The WCI plan could impose significant new costs on consumers and retard job creation
in the Western U.S. over the coming decade while delivering no scientifically measurable
benefit in terms of reduced global climate temperatures as far out as the year 2100.
This “benefit” calculation is based entirely on the scientific findings, assumptions
and formulas of the United Nations’ Intergovernmental Panel on Climate Change.2
The WCI plan is based on an economic model which uses assumptions that, if implemented
as policy, would largely preclude the installation of virtually all new electric
generation capacity in the region except for highly intermittent wind and solar resources.
The WCI plan’s economic model does not take into account the fact that additional
hydropower, nuclear and advanced fossil baseload power plants could be deployed,
almost immediately and prior to 2020, that can meet expected growth in electricity
demand while dramatically reducing GHG emissions.

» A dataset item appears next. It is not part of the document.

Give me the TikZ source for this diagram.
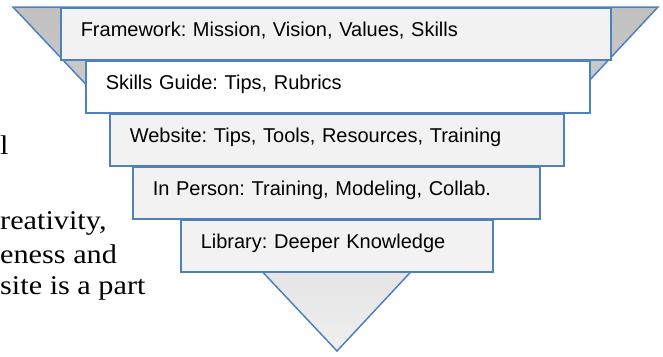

If the WCI economic model’s assumptions reflect actual policy recommendations by
Western governors, it sends a signal to industry and the investment community that
will almost certainly chill the very investment in low-carbon generation and carbon
sequestration (CCS) technologies that nearly all Western governors desire.
If the WCI economic model’s assumptions are implemented as policy, the plan could
further weaken the West’s already over-burdened high voltage transmission grid. Reserve
capacity margins in the Western Electricity Coordinating Council (WECC) are already
expected to drop below the minimum recommended levels as early as the winter of 2009.
Rapid introduction of massive amounts of highly intermittent generation from large
wind farms, as envisioned by the WCI plan, could easily destabilize the West’s grid
if appropriate technology upgrades are not made quickly enough.
The WCI plan could increase energy costs to consumers and, thus, disproportionately
harm low-income and minority families. In essence, it may unintentionally have the
effect of a discriminatory tax based on economic status and race.
The WCI’s plan to establish and monitor emissions caps would require the establishment
of a large and powerful new government bureaucracy. This could trigger the type of
influence-peddling and system “gaming” that has plagued European GHG mitigation regimes.
The laws, regulations, mandates and bureaucracy the WCI is proposing go so far as
to give WCI climate officials authority over even private
companies’ organization and reorganization functions.